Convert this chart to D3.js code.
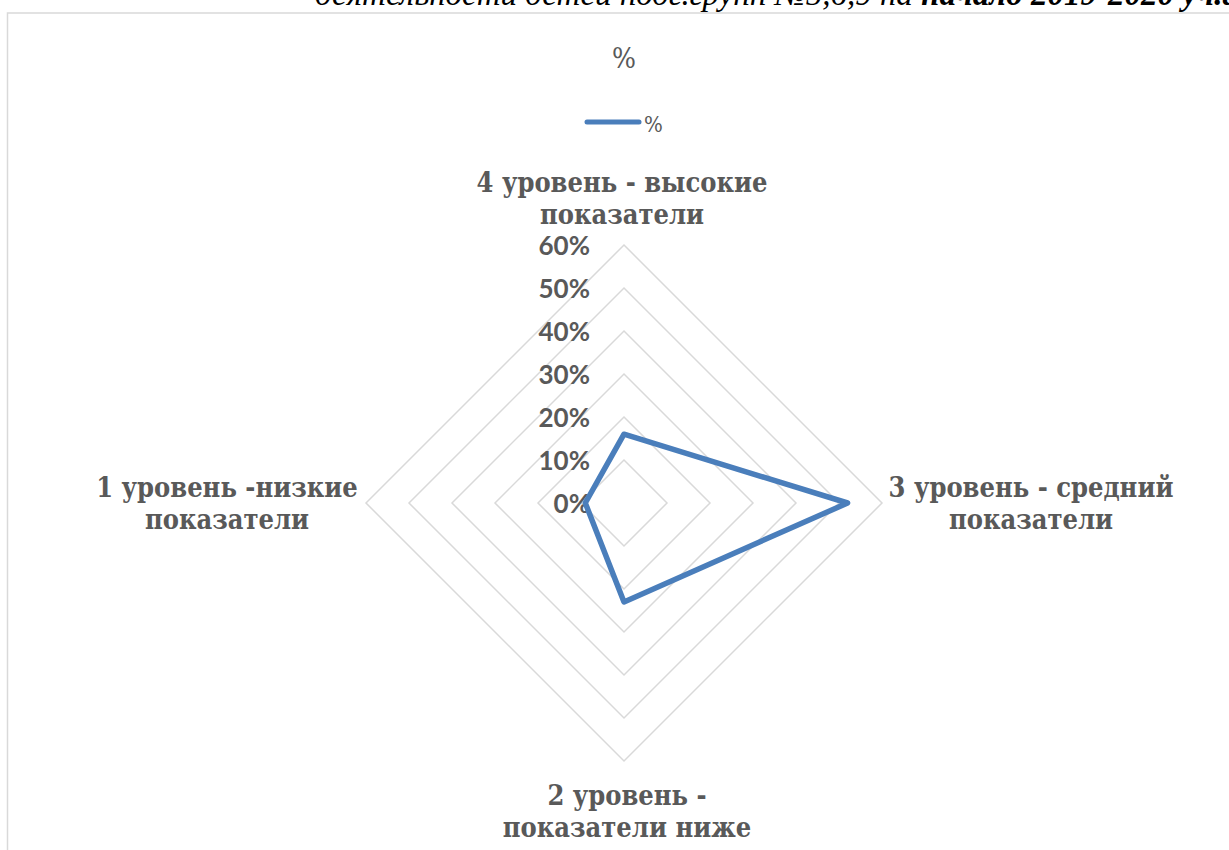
<!DOCTYPE html>
<html>
<head>
<meta charset="utf-8">
<script src="https://cdnjs.cloudflare.com/ajax/libs/d3/7.8.5/d3.min.js"></script>
<style>
  body { margin: 0; background: #fff; overflow: hidden; }
  svg { display: block; }
</style>
</head>
<body>
<div id="chart"></div>
<script>
// Categories, clockwise from the top
var categories = [
  ['4 уровень - высокие', 'показатели'],
  ['3 уровень - средний', 'показатели'],
  ['2 уровень -', 'показатели ниже'],
  ['1 уровень -низкие', 'показатели']
];
var values = [0.16, 0.52, 0.23, 0.09];
var ticks = [0, 0.1, 0.2, 0.3, 0.4, 0.5, 0.6];
var seriesName = '%';
var chartTitle = '%';

(function () {
  'use strict';
  var width = 1229, height = 850,
      cx = 624, cy = 503,
      radius = 258,
      gray = '#595959',
      lineColor = '#4a7ebb',
      serif = '"Liberation Serif", "Times New Roman", serif',
      labelFont = '"DejaVu Serif Condensed", "DejaVu Serif", serif';

  var svg = d3.select('#chart').append('svg')
    .attr('width', width)
    .attr('height', height);

  // Document text above the chart, cut by the page edge as in the source
  var doc = svg.append('text')
    .attr('x', 315)
    .attr('y', 5)
    .style('font-family', serif)
    .style('font-style', 'italic')
    .style('font-size', '33px')
    .style('fill', '#000');
  doc.append('tspan').text('деятельности детей подг.групп №5,6,9 на ');
  doc.append('tspan').style('font-weight', 'bold').text('начало 2019-2020 уч.года');

  // Chart area border
  svg.append('rect')
    .attr('x', 7.5)
    .attr('y', 13)
    .attr('width', 1300)
    .attr('height', 900)
    .style('fill', '#fff')
    .style('stroke', '#d9d9d9')
    .style('stroke-width', 1.5);

  // Title
  svg.append('text')
    .attr('x', cx)
    .attr('y', 68)
    .attr('text-anchor', 'middle')
    .style('font-family', labelFont)
    .style('font-size', '28px')
    .style('fill', gray)
    .text(chartTitle);

  // Legend
  var legend = svg.append('g');
  legend.append('line')
    .attr('x1', 587).attr('x2', 639)
    .attr('y1', 122).attr('y2', 122)
    .style('stroke', lineColor)
    .style('stroke-width', 5)
    .style('stroke-linecap', 'round');
  legend.append('text')
    .attr('x', 644)
    .attr('y', 132)
    .style('font-family', labelFont)
    .style('font-size', '22px')
    .style('fill', gray)
    .text(seriesName);

  var r = d3.scaleLinear().domain([0, 0.6]).range([0, radius]);
  var n = categories.length;
  function angle(i) { return -Math.PI / 2 + i * 2 * Math.PI / n; }
  function pt(i, v) {
    return [cx + r(v) * Math.cos(angle(i)), cy + r(v) * Math.sin(angle(i))];
  }

  var g = svg.append('g');

  // Grid rings
  g.selectAll('.ring')
    .data(ticks.filter(function (t) { return t > 0; }))
    .enter().append('polygon')
      .attr('class', 'ring')
      .attr('points', function (t) {
        return d3.range(n).map(function (i) { return pt(i, t).join(','); }).join(' ');
      })
      .style('fill', 'none')
      .style('stroke', '#d9d9d9')
      .style('stroke-width', 1.5);

  // Tick labels
  g.selectAll('.tick')
    .data(ticks)
    .enter().append('text')
      .attr('class', 'tick')
      .attr('x', cx - 34)
      .attr('y', function (t) { return cy - r(t) + 10; })
      .attr('text-anchor', 'end')
      .style('font-family', 'Lato, "Open Sans", sans-serif')
      .style('font-weight', 'bold')
      .style('font-size', '26px')
      .style('fill', gray)
      .text(d3.format('.0%'));

  // Data line
  var line = d3.line().curve(d3.curveLinearClosed);
  g.append('path')
    .datum(values.map(function (v, i) { return pt(i, v); }))
    .attr('d', line)
    .style('fill', 'none')
    .style('stroke', lineColor)
    .style('stroke-width', 5.5)
    .style('stroke-linejoin', 'round');

  // Category labels
  var labelPos = [[622, 192], [1031, 497], [627, 805], [227, 497]];
  categories.forEach(function (lines, i) {
    var t = svg.append('text')
      .attr('text-anchor', 'middle')
      .style('font-family', labelFont)
      .style('font-weight', 'bold')
      .style('font-size', '27px')
      .style('fill', gray);
    lines.forEach(function (s, j) {
      t.append('tspan')
        .attr('x', labelPos[i][0])
        .attr('y', labelPos[i][1] + j * 32)
        .text(s);
    });
  });
}());
</script>
</body>
</html>
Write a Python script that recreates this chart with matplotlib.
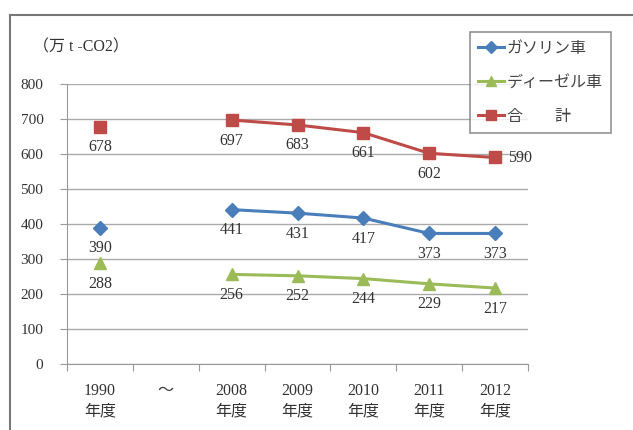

========

--- TASK DIRECTIONS ---
Using the listing above, work out how many of its lines include "this", and give only the result.

--- TASK OUTPUT ---
2